[START OF MATERIAL PROVIDED]

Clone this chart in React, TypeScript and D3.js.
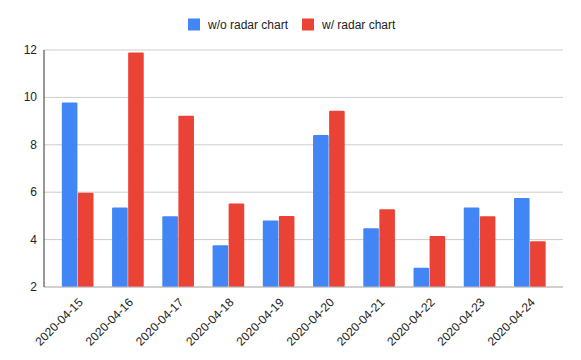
import React, { useEffect, useRef } from "react";
import * as d3 from "d3";

const dates = [
  "2020-04-15", "2020-04-16", "2020-04-17", "2020-04-18", "2020-04-19",
  "2020-04-20", "2020-04-21", "2020-04-22", "2020-04-23", "2020-04-24",
];
const withoutRadar = [9.78, 5.35, 4.98, 3.76, 4.81, 8.41, 4.48, 2.81, 5.35, 5.76];
const withRadar = [5.98, 11.89, 9.23, 5.52, 5.0, 9.44, 5.28, 4.15, 4.98, 3.93];
const seriesNames = ["w/o radar chart", "w/ radar chart"];
const colors = ["#4285F4", "#EA4335"];
const yTicks = [2, 4, 6, 8, 10, 12];

export default function App() {
  const ref = useRef<SVGSVGElement>(null);

  useEffect(() => {
    const width = 581;
    const height = 360;
    const svg = d3.select(ref.current);
    svg.selectAll("*").remove();
    const font = "Arial, 'Liberation Sans', sans-serif";

    // plot area
    const left = 44;
    const right = 563;
    const top = 50;
    const bottom = 287;

    const y = d3.scaleLinear().domain([2, 12]).range([bottom, top]);
    const x = d3.scaleBand().domain(dates).range([52.8, 554.7]).paddingInner(0.37).paddingOuter(0.18);
    const x1 = d3.scaleBand().domain(seriesNames).range([0, x.bandwidth()]).paddingInner(0.03);

    // gridlines
    svg
      .selectAll("line.grid")
      .data(yTicks)
      .enter()
      .append("line")
      .attr("x1", left)
      .attr("x2", right)
      .attr("y1", (d) => y(d))
      .attr("y2", (d) => y(d))
      .attr("stroke", "#cccccc")
      .attr("stroke-width", 1);

    // y labels
    svg
      .selectAll("text.ylab")
      .data(yTicks)
      .enter()
      .append("text")
      .attr("x", 37)
      .attr("y", (d) => y(d) + 4)
      .attr("text-anchor", "end")
      .style("font-family", font)
      .style("font-size", "12px")
      .attr("fill", "#222")
      .text((d) => d);

    // bars
    const series = [withoutRadar, withRadar];
    series.forEach((vals, si) => {
      svg
        .append("g")
        .selectAll("rect")
        .data(vals)
        .enter()
        .append("rect")
        .attr("x", (_d, i) => (x(dates[i]) as number) + (x1(seriesNames[si]) as number))
        .attr("y", (d) => y(d))
        .attr("width", x1.bandwidth())
        .attr("height", (d) => bottom - y(d))
        .attr("rx", 1)
        .attr("fill", colors[si]);
    });

    // baseline and left axis
    svg
      .append("line")
      .attr("x1", left)
      .attr("x2", right)
      .attr("y1", bottom)
      .attr("y2", bottom)
      .attr("stroke", "#bbbbbb");
    svg
      .append("line")
      .attr("x1", left)
      .attr("x2", left)
      .attr("y1", top)
      .attr("y2", bottom)
      .attr("stroke", "#333333")
      .attr("stroke-width", 1);

    // x labels
    svg
      .selectAll("text.xlab")
      .data(dates)
      .enter()
      .append("text")
      .attr("transform", (d) => {
        const cx = (x(d) as number) + x.bandwidth() / 2 + 6;
        return "translate(" + cx + ",303) rotate(-45)";
      })
      .attr("text-anchor", "end")
      .style("font-family", font)
      .style("font-size", "12px")
      .attr("fill", "#222")
      .text((d) => d);

    // legend
    const legendX = [188, 302];
    seriesNames.forEach((name, i) => {
      svg
        .append("rect")
        .attr("x", legendX[i])
        .attr("y", 18.5)
        .attr("width", 12)
        .attr("height", 12)
        .attr("fill", colors[i]);
      svg
        .append("text")
        .attr("x", legendX[i] + 20)
        .attr("y", 29)
        .style("font-family", font)
        .style("font-size", "12px")
        .attr("fill", "#222")
        .text(name);
    });

    svg.attr("width", width).attr("height", height);
  }, []);

  return (
    <div style={{ position: "fixed", left: 0, top: 0, background: "#fff" }}>
      <svg ref={ref} width={581} height={360} style={{ display: "block" }} />
    </div>
  );
}
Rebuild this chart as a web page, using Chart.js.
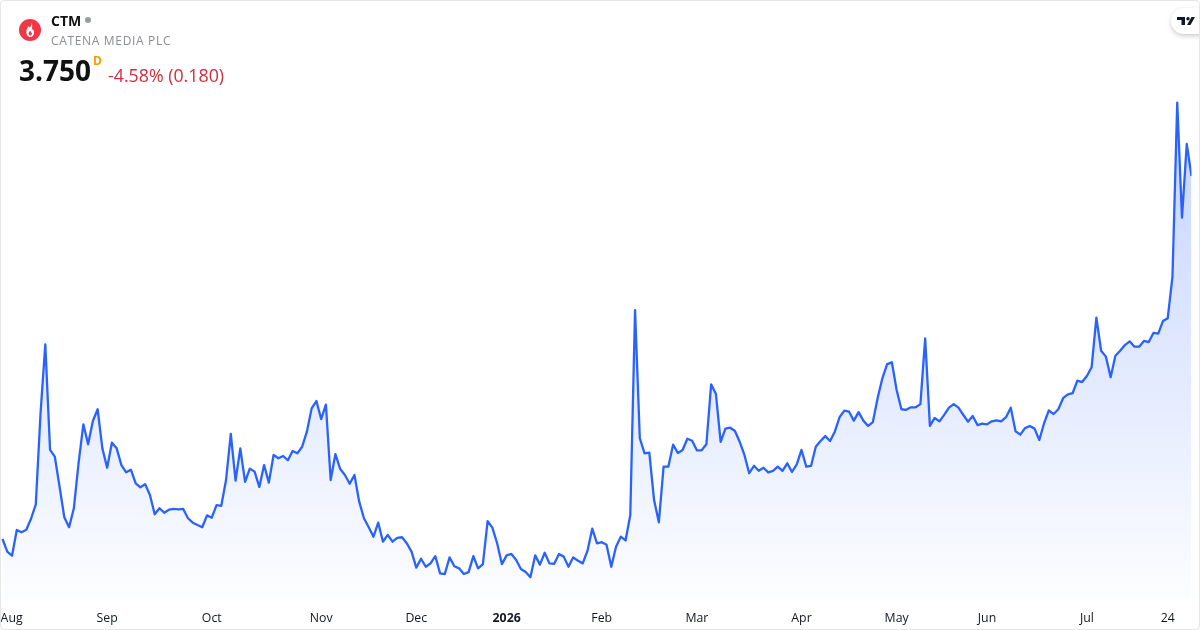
<!DOCTYPE html>
<html>
<head>
<meta charset="utf-8">
<title>CTM</title>
<script src="https://cdn.jsdelivr.net/npm/chart.js@4"></script>
<style>
  html, body { margin: 0; padding: 0; background: #fff; }
  #wrap { position: relative; width: 1200px; height: 630px; overflow: hidden; font-family: "Open Sans", sans-serif; }
  #wrap canvas { position: absolute; left: 0; top: 0; }
  #frame { position: absolute; left: 0; top: 0; width: 1198px; height: 628px; border: 1px solid #e6e6e6; border-radius: 4px; pointer-events: none; }
  .txt { position: absolute; white-space: nowrap; }
  #symbol { left: 51px; top: 11px; font-size: 14px; line-height: 19px; font-weight: 700; color: #111; }
  #dot { position: absolute; left: 85px; top: 17px; width: 6px; height: 6px; border-radius: 50%; background: #9a9ca3; }
  #name { left: 51px; top: 32px; font-size: 12px; line-height: 17px; color: #8a8c93; letter-spacing: 0.67px; }
  #price { left: 19px; top: 51px; font-size: 28px; line-height: 38px; font-weight: 700; color: #111; }
  #flag { left: 93px; top: 53px; font-size: 12px; line-height: 15px; font-weight: 700; color: #ff9800; }
  #change { left: 108px; top: 63px; font-size: 17.8px; line-height: 24px; color: #cc2f3c; }
  #logo { position: absolute; left: 19px; top: 19px; }
  #tv { position: absolute; left: 1171px; top: 8px; width: 40px; height: 26px; border-radius: 13px; background: #fff; box-shadow: 0 2px 5px rgba(0,0,0,0.2); }
  #tvmark { position: absolute; left: 1177px; top: 16px; }
</style>
</head>
<body>
<div id="wrap">
  <canvas id="priceChart" width="1200" height="630"></canvas>
  <svg id="logo" width="22" height="22" viewBox="0 0 22 22">
    <circle cx="11" cy="11" r="11" fill="#f23645"/>
    <path d="M12.500 3.500c.4 2.600-.8 3.900-2 5.300-.4-.6-.6-1.200-.7-1.900C8.300 8.400 7.300 10.600 7.300 13c0 2.800 1.700 5 4 5 2.200 0 3.700-1.900 3.700-4.300 0-1.500-.5-2.700-1.200-3.900-.2.700-.5 1.200-1 1.600.3-2.900.9-5.400-.3-7.900z" fill="#fff"/>
    <path d="M11.200 11.500c-.9 1-1.500 2-1.500 3.100 0 1.200.7 2 1.600 2 1 0 1.600-.8 1.600-1.800 0-1.300-1.300-1.800-1.700-3.300z" fill="#f23645"/>
  </svg>
  <div class="txt" id="symbol">CTM</div>
  <div id="dot"></div>
  <div class="txt" id="name">CATENA MEDIA PLC</div>
  <div class="txt" id="price">3.750</div>
  <div class="txt" id="flag">D</div>
  <div class="txt" id="change">-4.58% (0.180)</div>
  <div id="tv"></div>
  <svg id="tvmark" width="18" height="10" viewBox="0 0 18 10">
    <path d="M0 1h8v8H4.500V4H0z" fill="#131722"/>
    <circle cx="11" cy="2.700" r="1.700" fill="#131722"/>
    <path d="M14.500 1H18l-4.500 8H10z" fill="#131722"/>
  </svg>
  <div id="frame"></div>
</div>
<script>
// === Daily closes ===
const closePrices = [
  1.708, 1.637, 1.614, 1.759, 1.746, 1.760, 1.822, 1.903, 2.417, 2.803,
  2.209, 2.171, 2.002, 1.830, 1.774, 1.881, 2.136, 2.353, 2.241, 2.372,
  2.438, 2.218, 2.109, 2.250, 2.218, 2.124, 2.083, 2.098, 2.021, 1.999,
  2.016, 1.956, 1.847, 1.881, 1.856, 1.873, 1.877, 1.875, 1.877, 1.825,
  1.800, 1.787, 1.774, 1.841, 1.828, 1.899, 1.895, 2.040, 2.299, 2.036,
  2.218, 2.030, 2.104, 2.087, 2.001, 2.124, 2.025, 2.181, 2.162, 2.175,
  2.151, 2.203, 2.190, 2.227, 2.312, 2.443, 2.484, 2.383, 2.464, 2.040,
  2.186, 2.102, 2.068, 2.019, 2.068, 1.918, 1.825, 1.774, 1.721, 1.800,
  1.693, 1.731, 1.693, 1.715, 1.718, 1.684, 1.637, 1.547, 1.597, 1.552,
  1.571, 1.612, 1.515, 1.511, 1.605, 1.555, 1.543, 1.511, 1.522, 1.612,
  1.543, 1.567, 1.809, 1.772, 1.684, 1.567, 1.616, 1.624, 1.590, 1.539,
  1.522, 1.493, 1.616, 1.564, 1.631, 1.571, 1.569, 1.624, 1.609, 1.552,
  1.605, 1.586, 1.571, 1.642, 1.766, 1.684, 1.690, 1.676, 1.552, 1.665,
  1.721, 1.700, 1.843, 2.996, 2.275, 2.190, 2.194, 1.927, 1.802, 2.115,
  2.115, 2.239, 2.192, 2.209, 2.272, 2.261, 2.207, 2.207, 2.241, 2.578,
  2.524, 2.254, 2.329, 2.334, 2.316, 2.255, 2.181, 2.078, 2.120, 2.092,
  2.109, 2.083, 2.091, 2.115, 2.091, 2.134, 2.085, 2.128, 2.209, 2.115,
  2.119, 2.227, 2.259, 2.287, 2.259, 2.312, 2.393, 2.430, 2.424, 2.374,
  2.422, 2.374, 2.344, 2.366, 2.500, 2.612, 2.692, 2.702, 2.546, 2.438,
  2.435, 2.449, 2.449, 2.467, 2.837, 2.344, 2.389, 2.370, 2.406, 2.447,
  2.467, 2.447, 2.407, 2.368, 2.400, 2.349, 2.357, 2.353, 2.370, 2.376,
  2.370, 2.393, 2.447, 2.314, 2.295, 2.332, 2.344, 2.329, 2.265, 2.359,
  2.432, 2.411, 2.438, 2.500, 2.522, 2.528, 2.599, 2.591, 2.625, 2.674,
  2.953, 2.767, 2.734, 2.618, 2.739, 2.767, 2.799, 2.820, 2.790, 2.790,
  2.822, 2.816, 2.867, 2.863, 2.934, 2.950, 3.184, 4.162, 3.515, 3.930,
  3.750
];

// === Time axis labels, placed by trading-day index ===
const tickPositions = [-0.4, 22, 44, 67, 87, 106, 126, 146, 168, 188, 207, 228, 245, 250];
const tickLabels = ["Aug", "Sep", "Oct", "Nov", "Dec", "2026", "Feb", "Mar", "Apr", "May", "Jun", "Jul", "24", ""];

const yMin = 1.365;
const yMax = 4.74;

// === Area fill fades out towards the time axis ===
function areaGradient(context) {
  const { ctx, chartArea } = context.chart;
  if (!chartArea) return "rgba(41,98,255,0.1)";
  const g = ctx.createLinearGradient(0, 100, 0, chartArea.bottom);
  g.addColorStop(0, "rgba(41,98,255,0.28)");
  g.addColorStop(1, "rgba(41,98,255,0.01)");
  return g;
}

const ctx = document.getElementById("priceChart").getContext("2d");
new Chart(ctx, {
  type: "line",
  data: {
    datasets: [
      {
        data: closePrices.map((close, i) => ({ x: i, y: close })),
        borderColor: "#2962FF",
        borderWidth: 2.3,
        backgroundColor: areaGradient,
        fill: "start",
        pointRadius: 0,
        tension: 0,
        borderJoinStyle: "round"
      }
    ]
  },
  options: {
    responsive: false,
    animation: false,
    layout: { padding: { left: 0.6, right: 8.5, top: 0, bottom: 0 } },
    plugins: { legend: { display: false }, tooltip: { enabled: false } },
    scales: {
      x: {
        type: "linear",
        min: tickPositions[0],
        max: closePrices.length - 1,
        grid: { display: false, tickLength: 11 },
        border: { display: false },
        afterBuildTicks: (axis) => {
          axis.ticks = tickPositions.map((value) => ({ value }));
        },
        afterFit: (axis) => {
          axis.height = 30;
        },
        ticks: {
          autoSkip: false,
          maxRotation: 0,
          align: "inner",
          padding: 0,
          color: "#131722",
          font: (c) => ({
            family: "'Open Sans', sans-serif",
            size: 12.3,
            weight: c.tick && c.tick.value === 106 ? "bold" : "normal"
          }),
          callback: (value) => tickLabels[tickPositions.indexOf(value)]
        }
      },
      y: { display: false, min: yMin, max: yMax }
    }
  }
});
</script>
</body>
</html>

[END OF MATERIAL PROVIDED]

■ **GOAL**: Report how many lines above hold the string "this", giving nothing but the number.

■ **ANSWER BELOW**: 2